Secondo quanto deciso a Washington D.C. l’Iran sarà oggetto di nuove penalità da parte del Governo americano, anche considerando l’ultimo attacco perorato da Teheran ai danni dello Stato ebraico, che ha sventato con successo le ultime minacce.
Jake Sullivan, Consigliere per la sicurezza nazionale americana, ritiene che il nuovo pacchetto di ritorsioni possa affievolire la problematicità delle azioni militari iraniane, cercando di limitare il suo raggio d’azione e le misure iraniane che rischiano di peggiorare notevolmente la situazione in Medio Oriente, già piuttosto precaria considerando la crisi di Gaza.
Non è chiaro se effettivamente l’Iran si farà scoraggiare a causa di queste misure, ciò che sappiamo, riguarda la forte ostilità reciproca tra Teheran e Washington, anche considerando gli effetti dell’assassinio che ha coinvolto il Generale iraniano Soleimani nel 2020.
L’Occidente ed in generale tutti i paesi membri di NATO ED UE, non sembrano avere anch’esse un buon feeling con l’Iran, il quale ha dimostrato nel tempo di essere un paese tutt’altro che realmente democratico, ma anzi di aver adottato misure teocratiche profondamente fondamentaliste: basti pensare alle proteste delle donne iraniane a causa degli abusi subiti da parte della “Polizia Morale”, organo ben dedito a seguire le norme della Sharia.
Le sanzioni statunitensi già presenti, sarebbero dirette verso svariati ambiti, tra cui: energia, difesa, banche e settore finanziario. Nel mirino anche le proprietà di membri del governo, compreso il Presidente Ebrahim Raisi.
Gli indebolimenti voluti dagli USA, in passato, avrebbero colpito anche il Ministero del petrolio iraniano: questo argomento è piuttosto importante, anche considerando il ruolo dei combustibili nell’età contemporanea, a maggior ragione nel bel mezzo di un conflitto.

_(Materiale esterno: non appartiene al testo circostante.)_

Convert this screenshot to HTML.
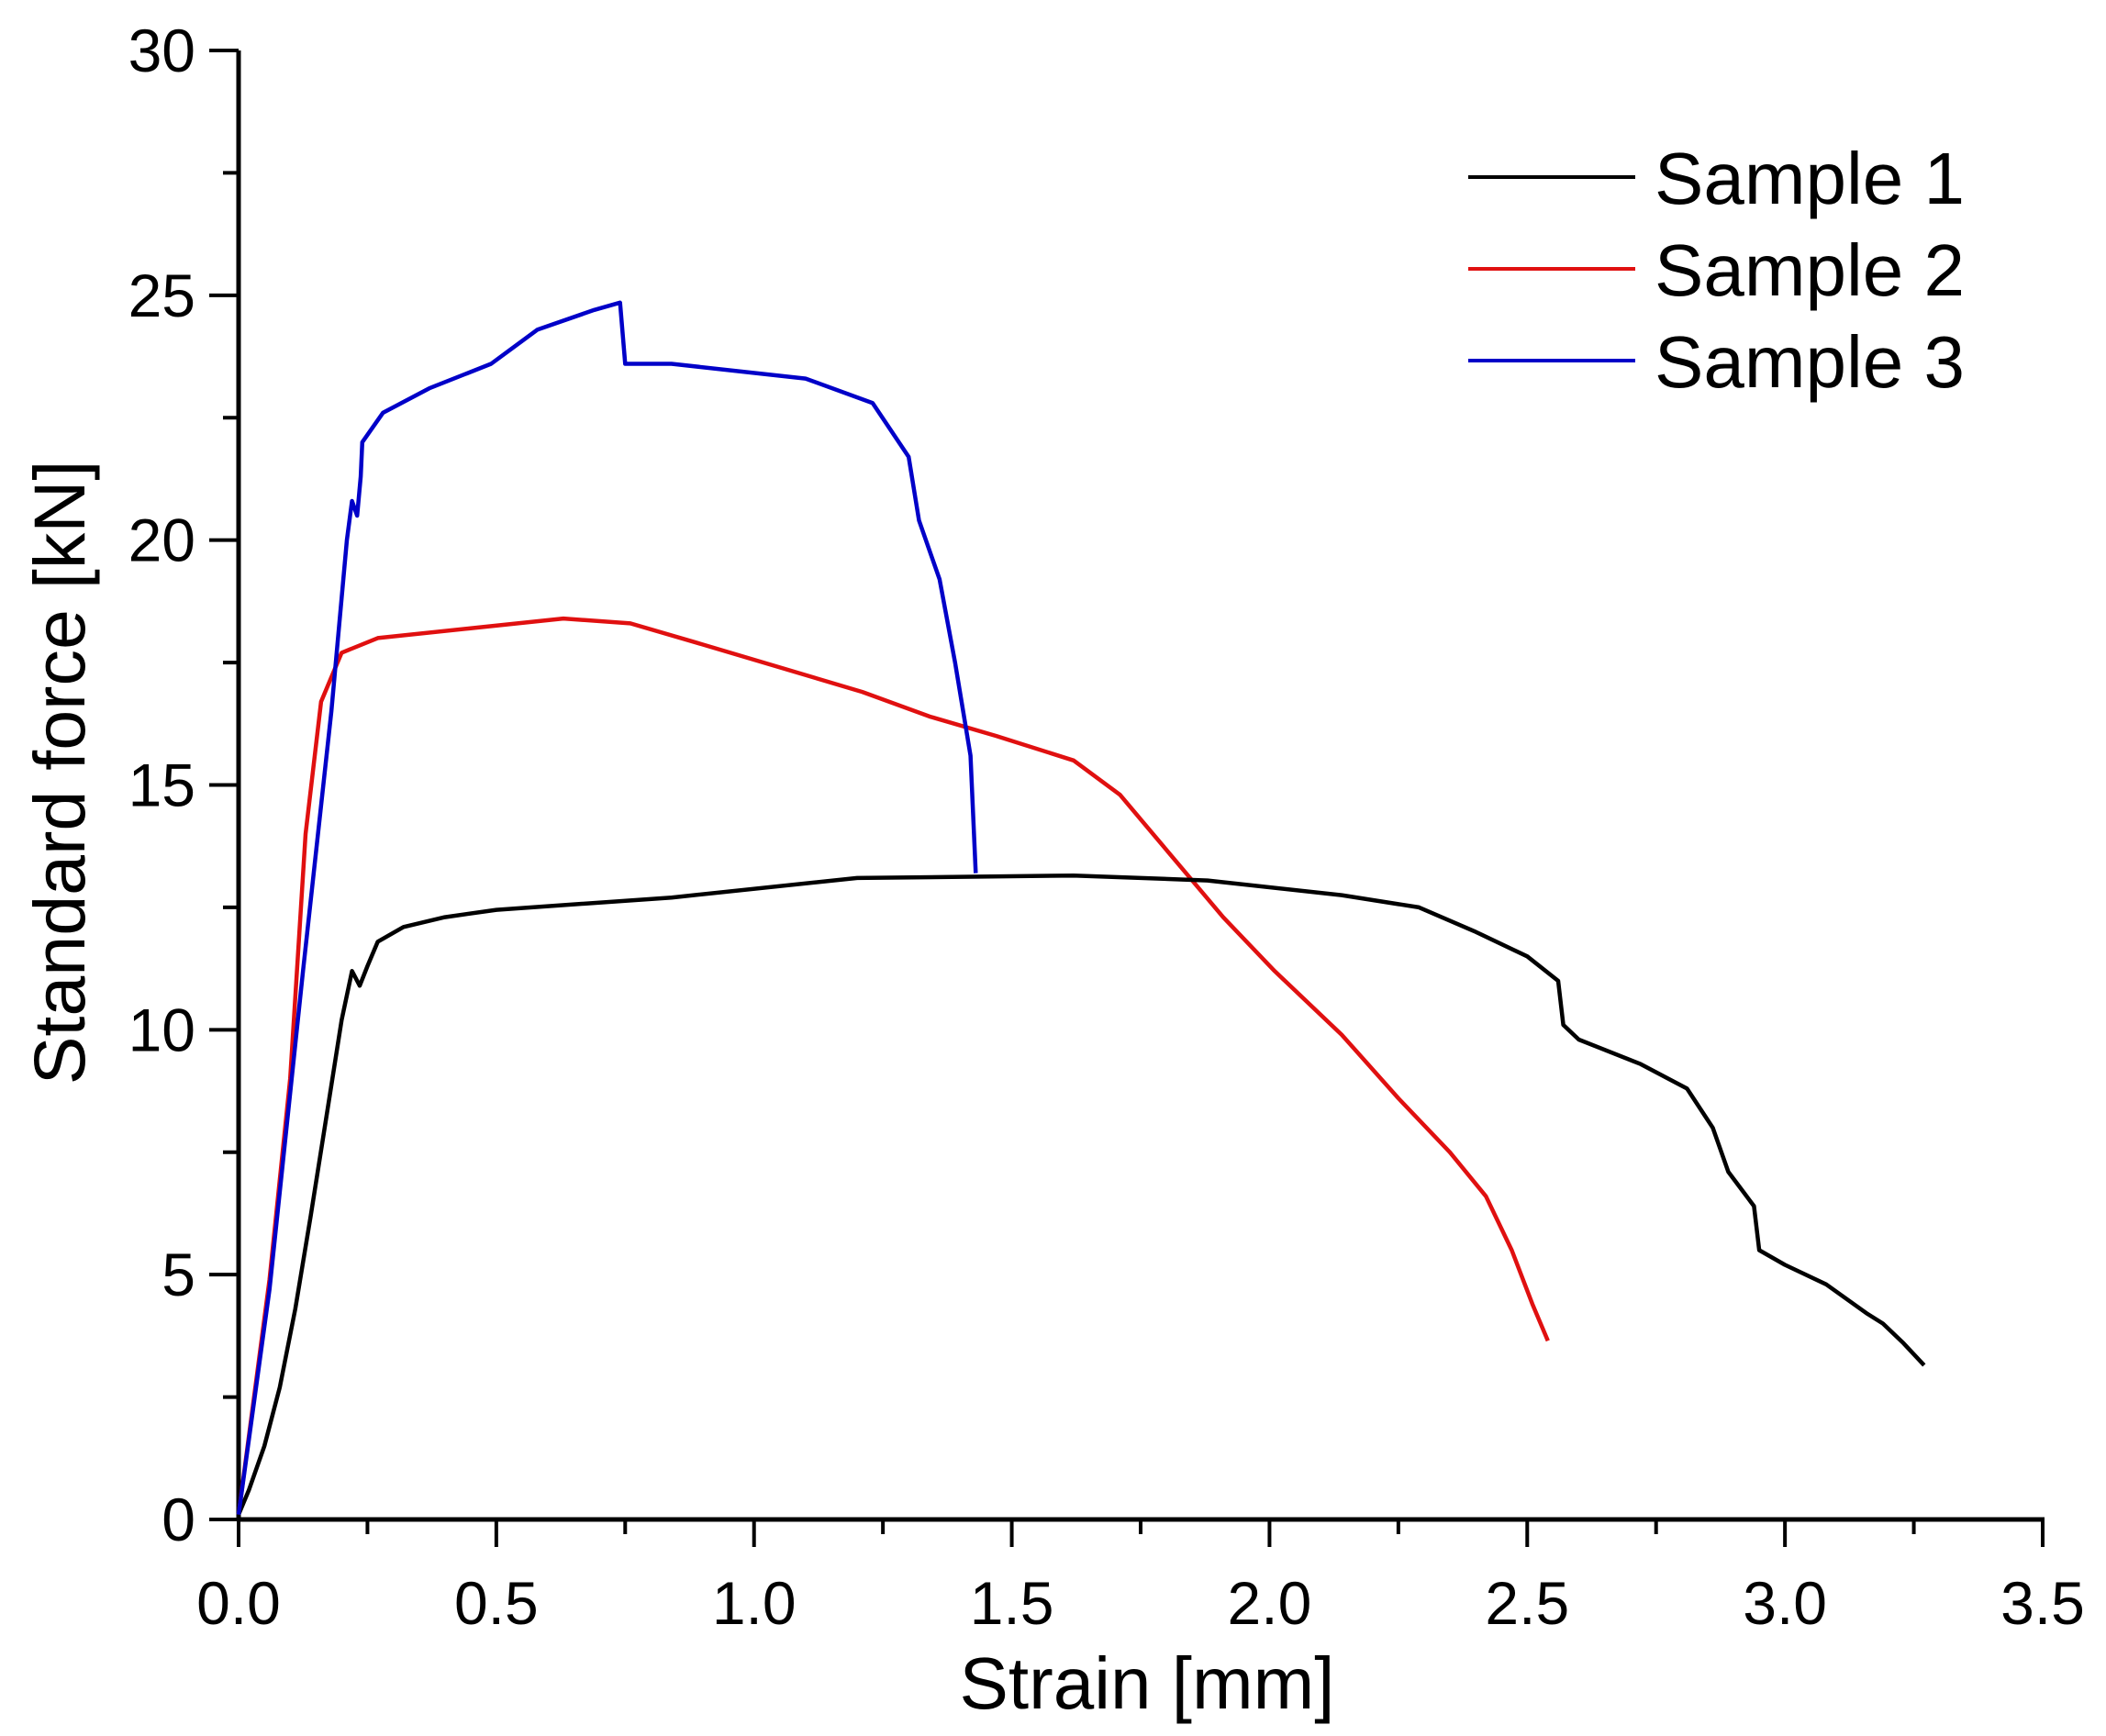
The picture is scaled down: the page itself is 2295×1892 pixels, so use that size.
<!DOCTYPE html>
<html><head><meta charset="utf-8"><style>
html,body{margin:0;padding:0;background:#fff;}
svg{display:block;font-family:"Liberation Sans",Arial,sans-serif;}
</style></head><body>
<svg id="chart" width="2295" height="1892" viewBox="0 0 2295 1892" xmlns="http://www.w3.org/2000/svg">
<rect width="2295" height="1892" fill="#fff"/>
<g id="axes"></g>
<g id="series"></g>
<text x="1250" y="1862" font-size="80" text-anchor="middle">Strain [mm]</text>
<text transform="translate(92,842) rotate(-90)" font-size="79" text-anchor="middle">Standard force [kN]</text>
<g>
<line x1="1600" y1="193" x2="1782" y2="193" stroke="#000" stroke-width="4"/>
<text x="1803" y="222" font-size="80">Sample 1</text>
<line x1="1600" y1="293" x2="1782" y2="293" stroke="#e01010" stroke-width="4"/>
<text x="1803" y="322" font-size="80">Sample 2</text>
<line x1="1600" y1="393" x2="1782" y2="393" stroke="#0000c8" stroke-width="4"/>
<text x="1803" y="422" font-size="80">Sample 3</text>
</g>
</svg>
<script>
const xTicks = [0, 0.5, 1.0, 1.5, 2.0, 2.5, 3.0, 3.5];
const xTickLabels = ["0.0","0.5","1.0","1.5","2.0","2.5","3.0","3.5"];
const yTicks = [0, 5, 10, 15, 20, 25, 30];
const yTickLabels = ["0","5","10","15","20","25","30"];
const s1x = [0,0.02,0.05,0.08,0.11,0.14,0.17,0.2,0.22,0.235,0.25,0.27,0.32,0.4,0.5,0.84,1.2,1.62,1.88,2.14,2.29,2.4,2.5,2.56,2.57,2.6,2.72,2.81,2.86,2.89,2.94,2.95,3.0,3.08,3.16,3.19,3.23,3.27];
const s1y = [0.1,0.6,1.5,2.7,4.3,6.2,8.2,10.2,11.2,10.9,11.3,11.8,12.1,12.3,12.45,12.7,13.1,13.15,13.05,12.75,12.5,12.0,11.5,11.0,10.1,9.8,9.3,8.8,8.0,7.1,6.4,5.5,5.2,4.8,4.2,4.0,3.6,3.15];
const s2x = [0,0.06,0.1,0.13,0.16,0.2,0.27,0.45,0.63,0.76,0.89,1.05,1.21,1.34,1.47,1.62,1.71,1.75,1.83,1.91,2.01,2.14,2.25,2.35,2.42,2.47,2.51,2.54];
const s2y = [0.1,4.9,9,14,16.7,17.7,18.0,18.2,18.4,18.3,17.9,17.4,16.9,16.4,16.0,15.5,14.8,14.3,13.3,12.3,11.2,9.9,8.6,7.5,6.6,5.5,4.4,3.65];
const s3x = [0,0.06,0.125,0.18,0.21,0.22,0.23,0.237,0.24,0.28,0.37,0.49,0.58,0.69,0.74,0.75,0.84,1.1,1.23,1.3,1.32,1.36,1.39,1.42,1.43];
const s3y = [0.1,4.7,11.2,16.5,20,20.8,20.5,21.3,22,22.6,23.1,23.6,24.3,24.7,24.85,23.6,23.6,23.3,22.8,21.7,20.4,19.2,17.5,15.6,13.2];

const X0=260, X1=2226, Y0=1656, Y1=55;
function sx(v){return X0+(v/3.5)*(X1-X0);}
function sy(v){return Y0-(v/30)*(Y0-Y1);}
const NS="http://www.w3.org/2000/svg";
const axes=document.getElementById('axes');
function mk(tag,attrs,parent){const e=document.createElementNS(NS,tag);for(const k in attrs)e.setAttribute(k,attrs[k]);parent.appendChild(e);return e;}
let l=mk('line',{x1:X0,y1:Y1,x2:X0,y2:Y0+2,stroke:'#000','stroke-width':5},axes);


l=mk('line',{x1:X0-2,y1:Y0,x2:X1+2,y2:Y0,stroke:'#000','stroke-width':5},axes);


for(let i=0;i<xTicks.length;i++){
  const x=sx(xTicks[i]);
  const t=mk('line',{x1:x,y1:Y0,x2:x,y2:Y0+30,stroke:'#000','stroke-width':4},axes);
  
  
  const tx=mk('text',{x:x,y:1770,'font-size':66,'text-anchor':'middle'},axes);
  tx.textContent=xTickLabels[i];
  
  
  if(i<xTicks.length-1){
    const xm=sx((xTicks[i]+xTicks[i+1])/2);
    const m=mk('line',{x1:xm,y1:Y0,x2:xm,y2:Y0+16,stroke:'#000','stroke-width':4},axes);
    
    
  }
}
for(let i=0;i<yTicks.length;i++){
  const y=sy(yTicks[i]);
  const t=mk('line',{x1:X0-32,y1:y,x2:X0,y2:y,stroke:'#000','stroke-width':4},axes);
  
  
  const tx=mk('text',{x:213,y:y+23,'font-size':66,'text-anchor':'end'},axes);
  tx.textContent=yTickLabels[i];
  
  
  if(i<yTicks.length-1){
    const ym=sy((yTicks[i]+yTicks[i+1])/2);
    const m=mk('line',{x1:X0-17,y1:ym,x2:X0,y2:ym,stroke:'#000','stroke-width':4},axes);
    
    
  }
}
const sg=document.getElementById('series');
function draw(xs,ys,color,name){
  let d='';
  for(let i=0;i<xs.length;i++)d+=(i?'L':'M')+sx(xs[i]).toFixed(1)+' '+sy(ys[i]).toFixed(1);
  const p=mk('path',{d:d,fill:'none',stroke:color,'stroke-width':4.5,'stroke-linejoin':'round'},sg);
  
  
}
draw(s2x,s2y,'#e01010','sample-2-line');
draw(s1x,s1y,'#000','sample-1-line');
draw(s3x,s3y,'#0000c8','sample-3-line');
</script>
</body></html>
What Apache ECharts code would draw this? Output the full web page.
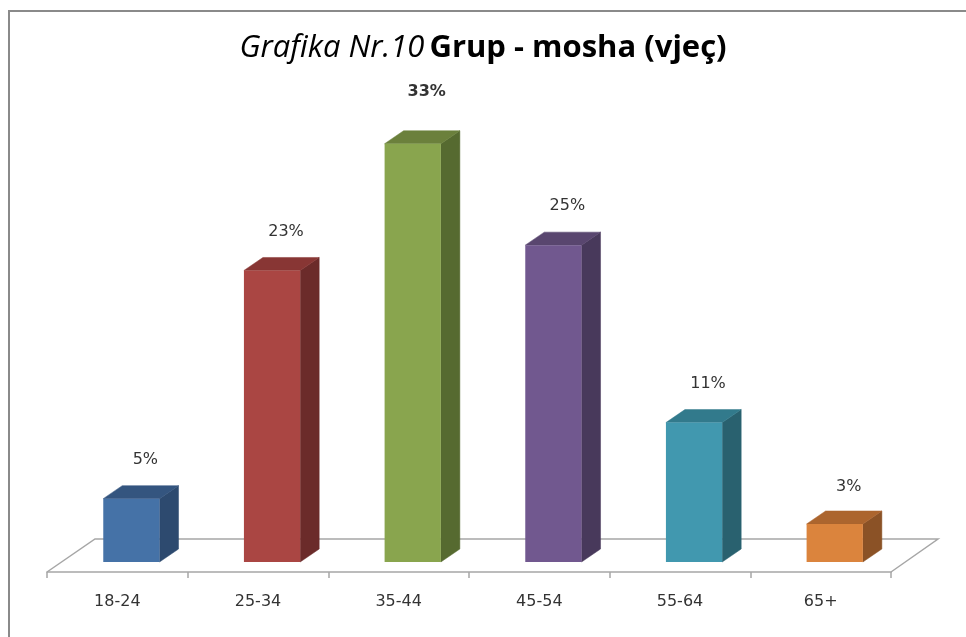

Il collasso di un settore energetico come quello petrolifero, rischierebbe di lasciare l’Iran in una situazione precaria, ma Teheran potrà sempre sfruttare le risorse nucleari, considerando le centrali già presenti da tempo sul proprio suolo.
Agli appartenenti dei corpi “Quds” e “Pasdaran”, essendo considerate come forze terroristiche da parte degli Stati Uniti d’America, congelate proprietà, denaro ed investimenti.
Anche alcune aziende cinesi ed emiratine avrebbero subito sanzioni dopo aver offerto servizi e collaborazioni all’Iran: il Governo statunitense sembrava quindi voler colpire molto duramente anche i paesi BRICS in generale, probabilmente anche per affievolire la loro grande portata, soprattutto a livello economico.
Attualmente gli USA sperano di poter invitare l’UE a considerare lo stesso piano in merito alle penalità nei confronti dell’Iran: un duplicato di queste ritorsioni, effettivamente, potrebbe diventare un problema non indifferente per un paese mediorientale che sta avendo grande influenza anche nella guerra tra Russia ed Ucraina, fornendo al Cremlino i famigerati droni Shahed.
Le nuove sanzioni avrebbero azzerato tutte le interazioni commerciali tra USA ed Iran, vietando la vendite di armi ed altri strumenti militari, oltre al congelamento degli investimenti iraniani nel paese. Questo dovrebbe essere il “più ampio e capillare pacchetto” applicato dagli Stati Uniti, secondo quanto riportato in una nota del Congressional Research Service.
Il forte astensionismo iraniano e l’attuale crisi economica, dovuta a svariati fattori, potrebbero portare ad un rovesciamento di fronte, auspicato anche dagli USA; L’allarme sull’instabilità politica degli Ayatollah, arriva proprio dalla scarsa affluenza durante gli ultimi plebisciti: sembra infatti che soltanto il 40% della popolazione sia andato a votare.
Insomma, oltre all’evidente mancanza di scaltrezza da parte di Teheran, dovuta a quello che potremmo definire come l’attacco più scontato degli ultimi tempi, si aggiungono problematiche di vario genere tra cui anche le forti avversioni degli apparati occidentali. E’ piuttosto probabile che l’obiettivo di Teheran, il quale consiste nel fare leva su sentimenti come il ripudio dello Stato israeliano e l’ormai celebre “Antiamericanismo” – quest’ultimo molto diffuso nei paesi mediorientali- potrebbe non essere in grado di tenere in piedi l’equilibrio precario degli Ayatollah.